The ultimate answer seems to be: I don't know or care. I like the suggestion he isn't human far more than the actual idea - it seems like a short change as an actual concept.



PS - you know sometimes sci-fi geekery just takes over, and Kevin Smith gets cast in Die Hard 4 or something. Actory in-jokes.

Edward James Olmos, a.k.a. Gaff, is the coolest and most significant character in this "robots looking like humans" classic. Is it any suprise, then, that my inner fanboy positively somersaulted at his role in the reinvented TV show Battlestar Galactica - heroic commander of said ship, in it's war against the repli- sorry, Cylons, the robots which look like humans. Classic!
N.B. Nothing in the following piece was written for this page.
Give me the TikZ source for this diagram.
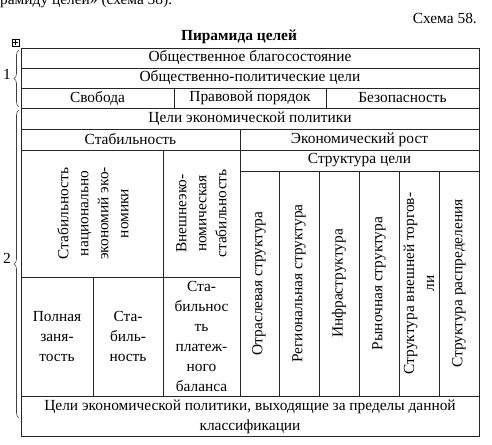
\documentclass[tikz,border=0pt]{standalone}
\usepackage{fontspec}
\setmainfont{Liberation Serif}
\usetikzlibrary{decorations.pathreplacing}
\begin{document}
\begin{tikzpicture}[x=1pt,y=-1pt,
  font=\fontsize{15.4}{20}\selectfont,
  cell/.style={inner sep=0pt, align=center},
  vcell/.style={cell, rotate=90},
  gridline/.style={line width=0.9pt, draw=black!85},
  bracestyle/.style={decorate, decoration={brace, amplitude=5pt}, line width=0.6pt, draw=black!75}]
\useasboundingbox (0,0) rectangle (492,444);
% header texts
\node[anchor=base west, inner sep=0pt] (toptext) at (0,5) {рамиду целей» (схема 58).};
\node[anchor=east, inner sep=0pt] (schema) at (477,18) {Схема 58.};
\node[cell, font=\fontsize{15.4}{20}\selectfont\bfseries] (title) at (239,37) {Пирамида целей};
% small icon
\node[draw, line width=0.5pt, minimum size=7pt, inner sep=0pt] (icon) at (15.5,42.5) {};
\draw[line width=0.5pt] (icon.center) ++(-2.2,0) -- ++(4.4,0);
\draw[line width=0.5pt] (icon.center) ++(0,-2.2) -- ++(0,4.4);
% grid
\draw[gridline] (21,48) rectangle (479,436);
\foreach \yy in {68,88,108,129,150,396}{\draw[gridline] (21,\yy) -- (479,\yy);}
\draw[gridline] (174,88) -- (174,108);
\draw[gridline] (326,88) -- (326,108);
\draw[gridline] (240,129) -- (240,396);
\draw[gridline] (163,150) -- (163,396);
\draw[gridline] (21,277) -- (240,277);
\draw[gridline] (93,277) -- (93,396);
\draw[gridline] (240,171) -- (479,171);
\foreach \xx in {279,319,359,399,439}{\draw[gridline] (\xx,171) -- (\xx,396);}
% texts
\node[cell] (obb) at (250,58) {Общественное благосостояние};
\node[cell] (opc) at (250,78) {Общественно-политические цели};
\node[cell] (svo) at (97.5,98) {Свобода};
\node[cell] (pp) at (250,98) {Правовой порядок};
\node[cell] (bez) at (402.5,98) {Безопасность};
\node[cell] (cep) at (250,118.5) {Цели экономической политики};
\node[cell] (stab) at (130.5,139.5) {Стабильность};
\node[cell] (er) at (359.5,139.5) {Экономический рост};
\node[cell] (sc) at (359.5,160.5) {Структура цели};
\node[vcell] (snek) at (93,213.5) {Стабильность\\национально\\экономий эко-\\номики};
\node[vcell] (vns) at (201.5,213.5) {Внешнеэко-\\номическая\\стабильность};
\node[cell] (pz) at (57,336.5) {Полная\\заня-\\тость};
\node[cell] (sb) at (128,336.5) {Ста-\\биль-\\ность};
\node[cell] (spb) at (201.5,336.5) {Ста-\\бильнос\\ть\\платеж-\\ного\\баланса};
\node[vcell] (os) at (259,283.5) {Отраслевая структура};
\node[vcell] (rs) at (299,283.5) {Региональная структура};
\node[vcell] (inf) at (339,283.5) {Инфраструктура};
\node[vcell] (rys) at (379,283.5) {Рыночная структура};
\node[vcell] (svt) at (419,283.5) {Структура внешней торгов-\\ли};
\node[vcell] (sr) at (459,283.5) {Структура распределения};
\node[cell] (cepv) at (250,416.5) {Цели экономической политики, выходящие за пределы данной\\классификации};
% braces
\coordinate (b1top) at (19,50);
\coordinate (b1bot) at (19,107);
\coordinate (b2top) at (19,110);
\coordinate (b2bot) at (19,418);
\draw[bracestyle] (b1bot) -- (b1top);
\draw[bracestyle] (b2bot) -- (b2top);
\node[cell] (lab1) at (7,74) {1};
\node[cell] (lab2) at (7,258) {2};
\end{tikzpicture}
\end{document}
Adorably, the Final Cut interviews feaure him slipping up and saying Cylon instead of Replicant...

2 comments:

Rob said...

I agree with pretty much everything you said, so I don't really have anything to add. I just needed to pop by and brag about how I caught it at an IMAX screening in early December.

So big. So awesome.

Unmutual said...

...

*goes green*

Wow, that must have been incredible.